At the breakfast sessions, Ms. Uffelman said, the executive guests, “share their mistakes and lessons, but we won’t force mentoring to come out of it. That’s old-style.”
The more millennials view United Way as a way to connect with like-minded peers and causes they care about, the more inclined they’ll be to stay involved as future donors, she said. “Millennials do not fall in line. If there’s no personal connection to a charity or nonprofit, they won’t give just because the boss tells them to.”
The local United Way is one of 10 regional United Way chapters undertaking initiatives for millennials, said Ms. Rieck.
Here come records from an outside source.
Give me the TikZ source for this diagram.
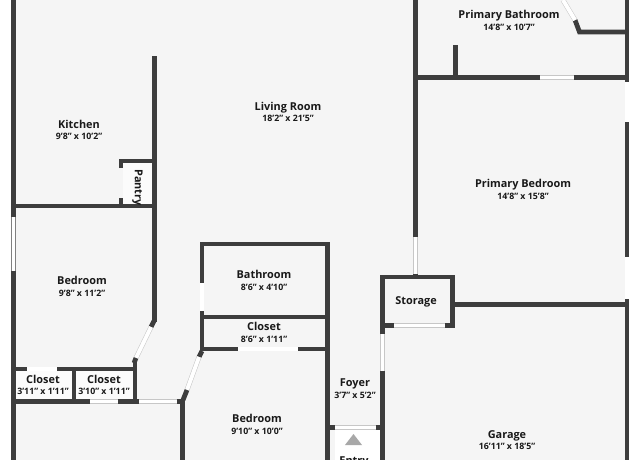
\documentclass[tikz,border=0pt]{standalone}
\usepackage{fontspec}
\setmainfont{Open Sans}
\usepackage{tikz}
\definecolor{walldark}{rgb}{0.24,0.24,0.24}
\definecolor{floorgrey}{rgb}{0.96,0.96,0.96}
\definecolor{edgegrey}{rgb}{0.78,0.78,0.78}
\definecolor{arrowgrey}{rgb}{0.66,0.66,0.66}
\tikzstyle{wall}=[-,draw=walldark,line width=2.7pt,line join=miter]
\tikzstyle{doorway}=[-,draw=edgegrey,double=white,line width=0.3pt,double distance=2.2pt]
\tikzstyle{casement}=[-,draw=black!50,double=white,line width=0.4pt,double distance=1.9pt]
\tikzstyle{roomname}=[inner sep=0pt,anchor=base,yshift=-2.6pt,font=\fontsize{6.2}{7}\selectfont\bfseries,text=black!90]
\tikzstyle{roomsize}=[inner sep=0pt,anchor=base,yshift=-2pt,font=\fontsize{5}{6}\selectfont\bfseries,text=black!90]
\pgfdeclarelayer{edgelayer}
\pgfdeclarelayer{nodelayer}
\pgfsetlayers{edgelayer,nodelayer,main}
\begin{document}
\begin{tikzpicture}[x=0.02cm,y=-0.02cm]
	\useasboundingbox (0, 0) rectangle (640, 460);
	\begin{pgfonlayer}{nodelayer}
		\node [style=roomname] (kitchen) at (79, 123.5) {Kitchen};
		\node [style=roomsize] (kitchensize) at (79, 136) {9'8" x 10'2"};
		\node [style=roomname] (living) at (288, 105.5) {Living Room};
		\node [style=roomsize] (livingsize) at (288, 118) {18'2" x 21'5"};
		\node [style=roomname] (pbath) at (509, 14) {Primary Bathroom};
		\node [style=roomsize] (pbathsize) at (509, 27) {14'8" x 10'7"};
		\node [style=roomname] (pbed) at (523, 183) {Primary Bedroom};
		\node [style=roomsize] (pbedsize) at (523, 195.5) {14'8" x 15'8"};
		\node [style=roomname,rotate=-90,anchor=center,yshift=2.6pt] (pantry) at (133, 183) {Pantry};

		\node [style=roomname] (bedleft) at (82, 280) {Bedroom};
		\node [style=roomsize] (bedleftsize) at (82, 292.5) {9'8" x 11'2"};
		\node [style=roomname] (closeta) at (43, 379) {Closet};
		\node [style=roomsize] (closetasize) at (43, 391) {3'11" x 1'11"};
		\node [style=roomname] (closetb) at (104, 379) {Closet};
		\node [style=roomsize] (closetbsize) at (104, 391) {3'10" x 1'11"};

		\node [style=roomname] (bath) at (264, 274) {Bathroom};
		\node [style=roomsize] (bathsize) at (264, 286.5) {8'6" x 4'10"};
		\node [style=roomname] (closetc) at (264, 326) {Closet};
		\node [style=roomsize] (closetcsize) at (264, 339) {8'6" x 1'11"};
		\node [style=roomname] (bedmid) at (257, 418) {Bedroom};
		\node [style=roomsize] (bedmidsize) at (257, 430.5) {9'10" x 10'0"};

		\node [style=roomname] (foyer) at (355, 382) {Foyer};
		\node [style=roomsize] (foyersize) at (355, 394.5) {3'7" x 5'2"};
		\node [style=roomname] (entry) at (354, 460) {Entry};
		\node [style=roomname] (storage) at (416, 300) {Storage};
		\node [style=roomname] (garage) at (507, 433.5) {Garage};
		\node [style=roomsize] (garagesize) at (507, 446) {16'11" x 18'5"};
	\end{pgfonlayer}
	\begin{pgfonlayer}{edgelayer}
		\fill [floorgrey] (13, 0) rectangle (627, 460);
		% lighter rooms
		\fill [white!60!floorgrey] (16, 371) rectangle (133, 399);
		\fill [white!60!floorgrey] (123, 163) rectangle (152, 204);
		\fill [white] (335, 430) rectangle (380, 460);
		\fill [arrowgrey] (345, 445) -- (362, 445) -- (353.5, 434) -- cycle;

		% outer walls
		\draw [style=wall] (13.5, 0) to (13.5, 217);
		\draw [style=wall] (13.5, 271) to (13.5, 460);
		\draw [style=wall] (627, 0) to (627, 82);
		\draw [style=wall] (627, 122) to (627, 257);
		\draw [style=wall] (627, 299) to (627, 460);
		\draw [style=casement] (13.5, 217) to (13.5, 271);
		\draw [style=casement] (627, 82) to (627, 122);
		\draw [style=casement] (627, 257) to (627, 299);

		% kitchen, pantry, left bedroom
		\draw [style=wall] (154.5, 56) to (154.5, 322);
		\draw [style=wall] (16, 206) to (152, 206);
		\draw [style=wall] (121, 168) -- (121, 161) -- (152, 161);
		\draw [style=wall] (121, 198) to (121, 204);
		\draw [style=wall] (154, 321) to (151, 327);
		\draw [style=doorway] (151, 327) to (136, 358);
		\draw [style=wall] (136, 358) to (134, 363);

		% left closets
		\draw [style=wall] (16, 369) to (27, 369);
		\draw [style=doorway] (27, 369) to (57, 369);
		\draw [style=wall] (57, 369) -- (135, 369) -- (135, 402);
		\draw [style=wall] (135, 369) to (135, 362);
		\draw [style=wall] (74, 369) to (74, 399);
		\draw [style=wall] (16, 401.5) to (90, 401.5);
		\draw [style=doorway] (90, 401.5) to (118, 401.5);
		\draw [style=wall] (118, 401.5) to (139, 401.5);
		\draw [style=doorway] (139, 401.5) to (177, 401.5);
		\draw [style=wall] (177, 401.5) -- (182.5, 401.5) -- (182.5, 460);

		% bathroom, closet, middle bedroom
		\draw [style=wall] (202, 283) -- (202, 244) -- (327.5, 244) -- (327.5, 460);
		\draw [style=doorway] (202, 283) to (202, 311);
		\draw [style=wall] (202, 311) to (202, 351);
		\draw [style=wall] (204, 317) to (325, 317);
		\draw [style=wall] (204, 349) to (238, 349);
		\draw [style=doorway] (238, 349) to (298, 349);
		\draw [style=wall] (298, 349) to (325, 349);
		\draw [style=wall] (202, 351) to (199, 357);
		\draw [style=doorway] (199, 357) to (187, 390);
		\draw [style=wall] (187, 390) to (183, 400);

		% foyer, entry
		\draw [style=wall] (330, 427.5) to (335, 427.5);
		\draw [style=doorway] (335, 427.5) to (376, 427.5);
		\draw [style=wall] (376, 427.5) to (380, 427.5);
		\draw [style=wall] (382.5, 371) to (382.5, 460);
		\draw [style=doorway] (382.5, 334) to (382.5, 371);

		% storage, garage
		\draw [style=wall] (382.5, 334) -- (382.5, 277) -- (452.5, 277) -- (452.5, 328);
		\draw [style=wall] (385, 325.5) to (394, 325.5);
		\draw [style=doorway] (394, 325.5) to (445, 325.5);
		\draw [style=wall] (445, 325.5) to (450, 325.5);
		\draw [style=wall] (455, 304.5) to (625, 304.5);

		% primary rooms
		\draw [style=wall] (415.5, 0) to (415.5, 237);
		\draw [style=doorway] (415.5, 237) to (415.5, 274);
		\draw [style=wall] (415.5, 274) to (415.5, 277);
		\draw [style=wall] (418, 77.5) to (540, 77.5);
		\draw [style=doorway] (540, 77.5) to (574, 77.5);
		\draw [style=wall] (574, 77.5) to (625, 77.5);
		\draw [style=wall] (455.5, 45) to (455.5, 77);
		\draw [style=wall] (625, 32) -- (579.5, 32) -- (575, 20);
		\draw [style=doorway] (575, 20) to (563, 0);
	\end{pgfonlayer}
\end{tikzpicture}
\end{document}
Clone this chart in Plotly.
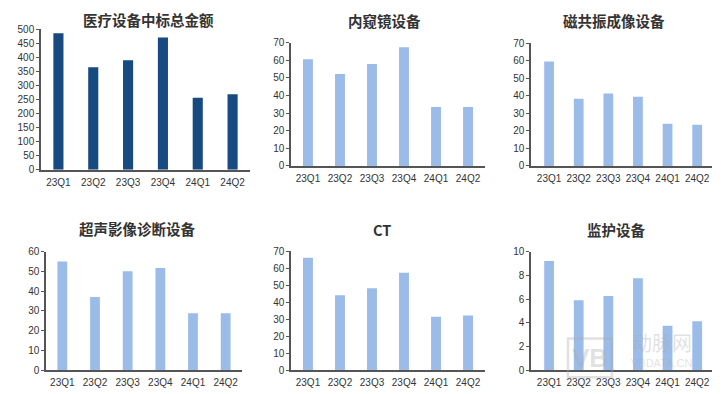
import plotly.graph_objects as go

W, H = 721, 394

quarters = ["23Q1", "23Q2", "23Q3", "23Q4", "24Q1", "24Q2"]

titles = ["医疗设备中标总金额", "内窥镜设备", "磁共振成像设备",
          "超声影像诊断设备", "CT", "监护设备"]

total_amount = [486, 365, 390, 471, 256, 269]
endoscope = [60.5, 52.2, 57.9, 67.4, 33.5, 33.5]
mri = [59.5, 38.3, 41.3, 39.4, 24.0, 23.5]
ultrasound = [55.0, 37.0, 50.0, 51.7, 28.8, 28.8]
ct = [66.0, 44.0, 48.2, 57.3, 31.4, 32.1]
monitor = [9.2, 5.9, 6.25, 7.75, 3.75, 4.12]

series = [total_amount, endoscope, mri, ultrasound, ct, monitor]

# panel layout in pixels: (x_left, x_right, y_top(max tick), y_bottom(zero), ymax, dtick, xrange, barwidth, title_x, title_y)
panels = [
    (41, 250, 24, 169, 500, 50, [-0.5, 5.5], 0.29, 148, 14),
    (291, 485, 37.7, 165, 70, 10, [-0.53, 5.53], 0.31, 384, 15),
    (531, 712, 38.3, 165, 70, 10, [-0.61, 5.5], 0.33, 614, 15),
    (46, 242, 253.3, 375.7, 60, 10, [-0.5, 5.5], 0.30, 137, 230),
    (291, 485, 252.7, 375.7, 70, 10, [-0.53, 5.53], 0.31, 382, 231),
    (531, 712, 253.3, 375.7, 10, 2, [-0.61, 5.5], 0.33, 616, 231),
]

colors = ["#174A80", "#9BBCE8", "#9BBCE8", "#9BBCE8", "#9BBCE8", "#9BBCE8"]

fig = go.Figure()
layout = dict(
    width=W, height=H,
    margin=dict(l=0, r=0, t=0, b=0),
    paper_bgcolor="white", plot_bgcolor="white",
    showlegend=False,
    font=dict(family="Liberation Sans, Arial", size=10, color="#333333"),
    annotations=[], shapes=[],
)

for i, (vals, p) in enumerate(zip(series, panels)):
    xl, xr, yt, yb, ymax, dt, xrng, bw, tx, ty = p
    k = "" if i == 0 else str(i + 1)
    fig.add_trace(go.Bar(
        x=quarters, y=vals, width=bw,
        marker=dict(color=colors[i], line=dict(width=0)),
        xaxis="x" + k, yaxis="y" + k, hoverinfo="x+y",
    ))
    layout["xaxis" + k] = dict(
        domain=[xl / W, xr / W], anchor="y" + k, range=xrng,
        showline=True, linecolor="#555555", linewidth=1.5,
        ticks="", showgrid=False, zeroline=False,
        tickfont=dict(size=10, color="#333333"),
        ticklabelstandoff=2,
    )
    layout["yaxis" + k] = dict(
        domain=[1 - yb / H, 1 - yt / H], anchor="x" + k, range=[0, ymax],
        dtick=dt, showline=True, linecolor="#555555", linewidth=1.5,
        ticks="outside", ticklen=3, tickcolor="#555555",
        showgrid=False, zeroline=False,
        tickfont=dict(size=10, color="#333333"),
    )
    layout["annotations"].append(dict(
        x=tx / W, y=1 - ty / H, xref="paper", yref="paper",
        text="<b>" + titles[i] + "</b>", showarrow=False,
        font=dict(family="Noto Sans CJK SC", size=14.5, color="#333333"),
        xanchor="center", yanchor="middle",
    ))

# faint watermark
wm = "rgba(170,170,170,0.35)"
layout["shapes"].append(dict(
    type="rect", xref="paper", yref="paper",
    x0=568 / W, x1=612 / W, y0=1 - 383 / H, y1=1 - 343 / H,
    line=dict(color=wm, width=2.5), fillcolor="rgba(0,0,0,0)",
))
layout["annotations"].append(dict(
    x=590 / W, y=1 - 363 / H, xref="paper", yref="paper", text="<b>VB</b>",
    xanchor="center", yanchor="middle",
    showarrow=False, font=dict(family="Liberation Sans", size=26, color=wm),
))
layout["annotations"].append(dict(
    x=662 / W, y=1 - 347 / H, xref="paper", yref="paper", text="动脉网",
    xanchor="center", yanchor="middle", borderpad=0,
    showarrow=False, font=dict(family="Noto Sans CJK SC", size=20, color=wm),
))
layout["annotations"].append(dict(
    x=661 / W, y=1 - 368 / H, xref="paper", yref="paper", text="VBDATA.CN",
    xanchor="center", yanchor="middle", borderpad=0,
    showarrow=False, font=dict(family="Liberation Sans", size=11, color=wm),
))

fig.update_layout(**layout)
fig.write_html("out.html", config={"displayModeBar": False})

with open("out.html", encoding="utf-8") as f:
    html = f.read()
html = html.replace("<head>", "<head><style>html,body{margin:0;padding:0;overflow:hidden;}</style>", 1)
with open("out.html", "w", encoding="utf-8") as f:
    f.write(html)
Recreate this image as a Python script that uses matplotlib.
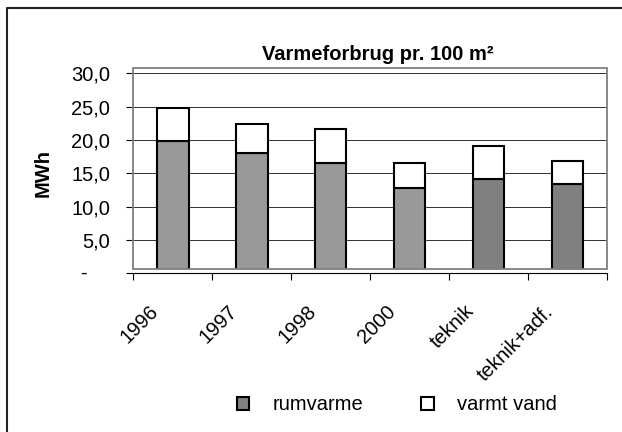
import matplotlib.pyplot as plt
import matplotlib.transforms as mtransforms
from matplotlib.patches import Patch, Rectangle
from matplotlib.ticker import FuncFormatter, FixedLocator

plt.rcParams["font.family"] = ["Liberation Sans", "DejaVu Sans"]

categories = ["1996", "1997", "1998", "2000", "teknik", "teknik+adf."]
rumvarme = [19.85, 18.1, 16.5, 12.75, 14.15, 13.4]
varmt_vand = [5.0, 4.3, 5.15, 3.85, 5.0, 3.45]
rum_colors = ["#999999", "#999999", "#999999", "#999999", "#808080", "#808080"]
y_ticks = [0, 5, 10, 15, 20, 25, 30]

W, H = 622, 432
DPI = 100
FS = 14.5

fig = plt.figure(figsize=(W / DPI, H / DPI), dpi=DPI)

# plot area in pixels: x 133..607, value 0 at y=273, box top at y=68
left, right, y0, ytop = 133.3, 607.0, 273.3, 67.7
ax = fig.add_axes([left / W, 1 - y0 / H, (right - left) / W, (y0 - ytop) / H])
ymax = 30 * (y0 - ytop) / (y0 - 73.3)
ax.set_xlim(-0.5, len(categories) - 0.5)
ax.set_ylim(0, ymax)

# grey plot-area frame, sits a bit above the value axis
box_bottom = 30 * (y0 - 269.0) / (y0 - 73.3)
frame = Rectangle((-0.5, box_bottom), len(categories), ymax - box_bottom,
                  facecolor="none", edgecolor="#808080", lw=1.3, zorder=4,
                  clip_on=False)
ax.add_patch(frame)

for v in y_ticks[1:]:
    ax.axhline(v, color="#303030", lw=0.7, zorder=1)

x = range(len(categories))
b1 = ax.bar(x, rumvarme, width=0.4, color=rum_colors, edgecolor="black",
            lw=1.5, zorder=3)
b2 = ax.bar(x, varmt_vand, width=0.4, bottom=rumvarme, color="white",
            edgecolor="black", lw=1.5, zorder=3)
for bar in list(b1) + list(b2):
    bar.set_clip_path(frame)

for s in ["top", "right", "left"]:
    ax.spines[s].set_visible(False)
ax.spines["bottom"].set_color("black")
ax.spines["bottom"].set_linewidth(0.8)

ax.set_yticks(y_ticks)
ax.yaxis.set_major_formatter(FuncFormatter(
    lambda v, p: "" if v == 0 else f"{v:.1f}".replace(".", ",")))
ax.tick_params(axis="y", length=4.7, width=0.8, direction="out",
               pad=12, labelsize=FS)
ax.text(-0.5, 0, "-", transform=ax.transData + mtransforms.ScaledTranslation(
    -(left - 83.5) / DPI, 0, fig.dpi_scale_trans),
    ha="center", va="center", fontsize=FS)

ax.xaxis.set_major_locator(FixedLocator([i - 0.5 for i in range(len(categories) + 1)]))
ax.set_xticklabels([])
ax.tick_params(axis="x", length=5, width=0.8, direction="out")

off = mtransforms.ScaledTranslation(-17 / DPI, -35 / DPI, fig.dpi_scale_trans)
for i, c in enumerate(categories):
    ax.text(i, 0, c, transform=ax.transData + off, rotation=45,
            rotation_mode="anchor", ha="right", va="center", fontsize=FS)

fig.text(378 / W, 1 - 60 / H, "Varmeforbrug pr. 100 m²", ha="center",
         va="baseline", fontsize=FS, fontweight="bold")
fig.text(43 / W, 1 - 173 / H, "MWh", ha="center", va="center", rotation=90,
         fontsize=FS, fontweight="bold")

handles = [Patch(facecolor="#808080", edgecolor="black", lw=1.5, label="rumvarme"),
           Patch(facecolor="white", edgecolor="black", lw=1.5, label="varmt vand")]
fig.legend(handles=handles, loc="center left", ncol=2, frameon=False,
           bbox_to_anchor=(236.7 / W, 1 - 405 / H), fontsize=FS,
           handlelength=0.62, handleheight=0.62, handletextpad=1.15,
           columnspacing=2.9, borderpad=0, borderaxespad=0)

# outer chart border (only top and left edges show in the picture)
fig.add_artist(plt.Line2D([7 / W, 7 / W, 1.0], [0, 1 - 8 / H, 1 - 8 / H],
                          transform=fig.transFigure, color="#222222", lw=1.5))

fig.savefig("out.png", dpi=DPI)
Others include Boston, Atlanta, Cincinnati, Columbus, Dallas, Houston, Milwaukee, Minneapolis and Central New Jersey.
A disconnect discovered
In 2013, before it recruited the millennial steering committee, United Way collaborated with CMU’s H. John Heinz III College and its Tepper School of Business on a study of how younger generations perceived United Way and how best to appeal to their sense of giving.
The survey generated over 5,400 responses from individuals, including approximately 1,000 who self-identified as millennials and who worked at for-profit and nonprofit organizations.
The project raised United Way’s awareness “that we need to do a better job at connecting with millennials in a way they are receptive to,” said Kristin Boehne, assistant to Robert Nelkin, president of United Way.
Among the findings were that almost 99 percent of millennials volunteer based on their interests, 17 percent volunteer at least once per month, and they are seeking easy-to-use digital platforms and social media to access volunteer opportunities.
But while many millennials were interested in signature United Way causes such as youth, education and basic needs for financially struggling families, 59 percent were not aware of United Way’s mission and 60 percent were not aware of United Way having a presence on social media sites such as Facebook, Twitter and LinkedIn.
Among millennials, 43 percent said they did not donate or volunteer for United Way because they didn’t know how to engage with the organization.
“A social media presence and getting senior executives on to that social media is really effective” for nonprofits such as United Way in generating interest among millennials, said Jason Franklin, executive director of Bolder Giving, a New York firm that consults with donors of all ages about how their philanthropy can be more effective. His firm also consults with financial institutions such as PNC’s wealth management unit.
“Millennials are looking for and used to getting a stream of snippets about an organization versus an in-depth, annual report. So an organization that’s used to working with older donors and which explains once a year how everything is going now every week needs to send an e-blast or a social media post about what they’re doing.”
Despite all its recent focus on millennials, United Way isn’t abandoning its traditional workplace campaigns, said Ms. Jones.
“We don’t want to re-invent the workplace campaign because we know it raises nearly $34 million,” she said. “But we have to be more inclusive of the next generation if we want it to grow to $35 million and more.”